Heutzutage ist es sehr wichtig auch Nutzer*innen, die über einen mobilen Browser zugreifen, nicht außen vor zu lassen. Weltweit nutzen mehr Personen eine Webseite über das Smartphone als über den Desktop und es wird wahrscheinlich in den nächsten Jahren noch zunehmen! Deswegen ist es wichtig, auch bei mobilen Webseiten auf Barrierefreiheit zu achten, denn oft gibt es am Smartphone einige zusätzlich Dinge zu beachten.
Bei der mobilen Zugänglichkeit muss besonders beachtet werden, dass wir es mit einer um einiges kleineren Bildschirmgröße zu tun haben. Die Schrift sollte also standardmäßig schon in einer guten lesbaren Größe eingestellt sein, aber auch noch verstellbar sein. Außerdem sollte bis zu 200 % der Zoom geändert werden können. Der Kontrast sollte wegen der erhöhten Wahrscheinlichkeit, dass die Sonne blendet auch hoch genug sein, damit der Text trotzdem noch lesbar bleibt.
Bei der Bedienung sollte darauf geachtet werden, dass das Touchscreen-Gerät auch mit einer Tastatur eventuell gesteuert werden kann und sehr einfache Touchscreen- und Gerätemanipulationsgesten verwendet werden können. Außerdem sollte die Bildschirmausrichtung geändert werden können, damit das Smartphone zum Beispiel an einem Elektrorollstuhl befestigt werden kann und die Schaltflächen sollen leicht zugänglich platziert werden.

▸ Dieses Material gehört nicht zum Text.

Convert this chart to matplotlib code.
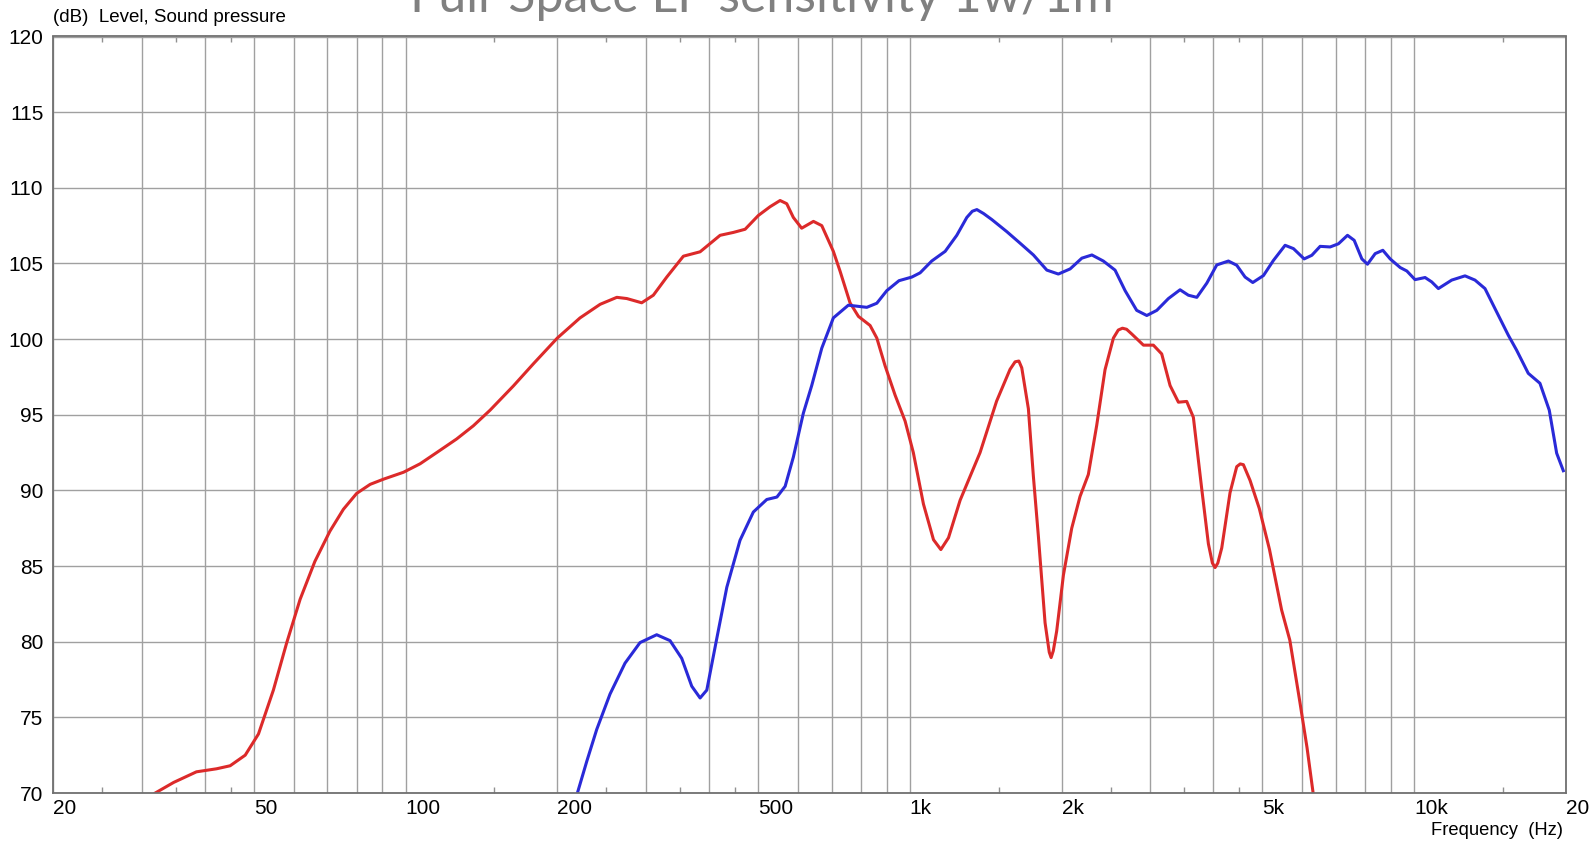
import matplotlib
matplotlib.use("Agg")
import matplotlib.pyplot as plt
import numpy as np

# LF (red) response
lf_freq = [31.9, 34.7, 38.5, 42.2, 44.9, 48.1, 51.1, 54.7, 58.1, 61.8, 66.1, 70.8, 75.3, 80.0,
           85.1, 90.4, 99.1, 106.9, 115.3, 126.3, 136.3, 147.1, 163.6, 179.3, 200, 221.8, 243.2,
           262.4, 274.7, 294, 310, 329.6, 355.6, 383.8, 420.5, 446.7, 471.4, 500.7, 528.3, 553,
           570, 587.5, 610.2, 643.9, 668.9, 705.2, 727, 761, 790.8, 834, 860, 893, 934.8, 978.6,
           1016, 1064, 1114, 1152, 1193, 1258, 1378, 1486, 1580, 1617, 1645, 1667, 1718, 1758,
           1798, 1854, 1890, 1906, 1925, 1955, 2016, 2094, 2175, 2259, 2347, 2438, 2533, 2590,
           2640, 2690, 2756, 2905, 3040, 3158, 3281, 3408, 3540, 3649, 3791, 3908, 3980, 4029,
           4080, 4154, 4314, 4448, 4520, 4585, 4727, 4931, 5165, 5459, 5668, 5935, 6131, 6304]
lf_db = [70.0, 70.7, 71.4, 71.6, 71.8, 72.5, 73.9, 76.8, 79.9, 82.8, 85.3, 87.3, 88.75, 89.8,
         90.4, 90.74, 91.2, 91.76, 92.5, 93.4, 94.27, 95.3, 96.9, 98.37, 100.07, 101.4, 102.3,
         102.76, 102.68, 102.4, 102.9, 104.1, 105.48, 105.77, 106.86, 107.05, 107.26, 108.17,
         108.75, 109.16, 108.95, 108.04, 107.33, 107.78, 107.5, 105.8, 104.5, 102.4, 101.5,
         100.9, 100.07, 98.24, 96.3, 94.58, 92.5, 89.1, 86.74, 86.09, 86.87, 89.35, 92.5, 95.9,
         98.0, 98.5, 98.55, 98.1, 95.4, 90.9, 87.0, 81.25, 79.3, 78.95, 79.4, 80.7, 84.4, 87.5,
         89.6, 91.05, 94.3, 97.98, 100.07, 100.6, 100.72, 100.65, 100.33, 99.6, 99.6, 99.02,
         96.93, 95.83, 95.88, 94.83, 90.1, 86.47, 85.2, 84.9, 85.2, 86.2, 89.85, 91.57, 91.75,
         91.7, 90.66, 88.8, 86.1, 82.1, 80.1, 76.0, 73.0, 70.0]

# HF (blue) response
hf_freq = [219.2, 228.8, 239.4, 254.4, 272.4, 291.7, 314.8, 334.6, 352.9, 369.4, 383.8, 395.7,
           414.1, 433.6, 460.5, 489.4, 520.4, 545, 565.9, 587.5, 614.9, 638.9, 668.9, 705.2,
           755.1, 821.6, 860, 900, 951.6, 1009, 1048, 1105, 1175, 1239, 1297, 1330, 1358, 1400,
           1454, 1557, 1654, 1758, 1869, 1970, 2079, 2193, 2296, 2419, 2552, 2672, 2817, 2950,
           3088, 3256, 3434, 3567, 3707, 3880, 4060, 4282, 4448, 4621, 4786, 5025, 5259, 5547,
           5763, 6051, 6267, 6509, 6813, 7077, 7375, 7604, 7875, 8080, 8369, 8667, 8962, 9381,
           9671, 10040, 10510, 10834, 11168, 11869, 12612, 13200, 13816, 14570, 15367, 15961,
           16834, 17757, 18530, 19165, 19757]
hf_db = [70.0, 72.1, 74.2, 76.54, 78.58, 79.94, 80.46, 80.07, 78.9, 77.06, 76.28, 76.8, 80.2,
         83.6, 86.7, 88.57, 89.4, 89.56, 90.27, 92.2, 95.1, 96.93, 99.4, 101.4, 102.24, 102.1,
         102.37, 103.2, 103.86, 104.1, 104.38, 105.16, 105.8, 106.86, 108.04, 108.45, 108.56,
         108.3, 107.9, 107.1, 106.34, 105.56, 104.56, 104.3, 104.64, 105.35, 105.56, 105.16,
         104.56, 103.2, 101.9, 101.56, 101.9, 102.68, 103.26, 102.9, 102.76, 103.7, 104.9,
         105.16, 104.88, 104.1, 103.74, 104.2, 105.2, 106.2, 105.98, 105.3, 105.54, 106.13,
         106.09, 106.3, 106.86, 106.53, 105.3, 104.95, 105.65, 105.87, 105.3, 104.73, 104.5,
         103.93, 104.07, 103.78, 103.34, 103.9, 104.18, 103.9, 103.34, 101.8, 100.26, 99.27,
         97.74, 97.08, 95.3, 92.46, 91.3]

grid_freqs = [20, 30, 40, 50, 60, 70, 80, 90, 100, 200, 300, 400, 500, 600, 700, 800, 900,
              1000, 2000, 3000, 4000, 5000, 6000, 7000, 8000, 9000, 10000, 20000]
tick_labels = {20: "20", 50: "50", 100: "100", 200: "200", 500: "500", 1000: "1k",
               2000: "2k", 5000: "5k", 10000: "10k", 20000: "20"}
half_ticks = [25, 35, 45, 150, 250, 350, 450, 1500, 2500, 3500, 4500, 15000]
y_ticks = list(range(70, 121, 5))

fig = plt.figure(figsize=(15.92, 8.46), dpi=100)
ax = fig.add_axes([53 / 1592, 1 - 793 / 846, (1566 - 53) / 1592, (793 - 36.5) / 846])

ax.plot(lf_freq, lf_db, color="#dc2a2a", lw=2.2, solid_joinstyle="round")
ax.plot(hf_freq, hf_db, color="#2a2ad8", lw=2.2, solid_joinstyle="round")

ax.set_xscale("log")
ax.set_xlim(20, 20000)
ax.set_ylim(70, 120)

ax.set_xticks(grid_freqs)
ax.set_xticklabels([tick_labels.get(f, "") for f in grid_freqs], ha="left")
ax.set_xticks(half_ticks, minor=True)
ax.xaxis.set_minor_formatter(plt.NullFormatter())
ax.tick_params(axis="x", which="major", length=0, pad=4, labelsize=15)
ax.tick_params(axis="x", which="minor", direction="in", length=4, top=True,
               color="#909090", width=1)
ax.set_yticks(y_ticks)
ax.tick_params(axis="y", length=0, pad=7, labelsize=15)

ax.grid(True, which="major", color="#a0a0a0", lw=1)
for s in ax.spines.values():
    s.set_color("#707070")
    s.set_linewidth(1.3)

for lab in ax.get_xticklabels() + ax.get_yticklabels():
    lab.set_fontfamily("Liberation Sans")

fig.text(53 / 1592, 1 - 17 / 846, "(dB)  Level, Sound pressure", fontsize=13.5,
         family="Liberation Sans", va="center", ha="left")
fig.text(1563 / 1592, 1 - 830 / 846, "Frequency  (Hz)", fontsize=13.2,
         family="Liberation Sans", va="center", ha="right")
fig.text(410 / 1592, 1 - 12 / 846, "Full-Space LF sensitivity 1w/1m", fontsize=36,
         family="Lato", color="#808080", va="baseline", ha="left")

fig.savefig("out.png", dpi=100)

Nun hast du jede Menge Tipps für eine bessere Zugänglichkeit deiner Webseite an die Hand gelegt bekommen. Wichtig ist, sich zu merken, dass man nicht immer alles beachten muss, oft reicht es schon, einzelne Punkte von den oben genannten umzusetzen, um Menschen mit Einschränkungen schon helfen zu können.
Viele Dinge, wie beispielsweise lange Texte und überladenen Seiten zu vermeiden und genügend Kontrast zwischen Hintergrund und Texten zu garantieren, können der allgemeinen Übersichtlichkeit der Webseite schon dienen und generell umgesetzt werden.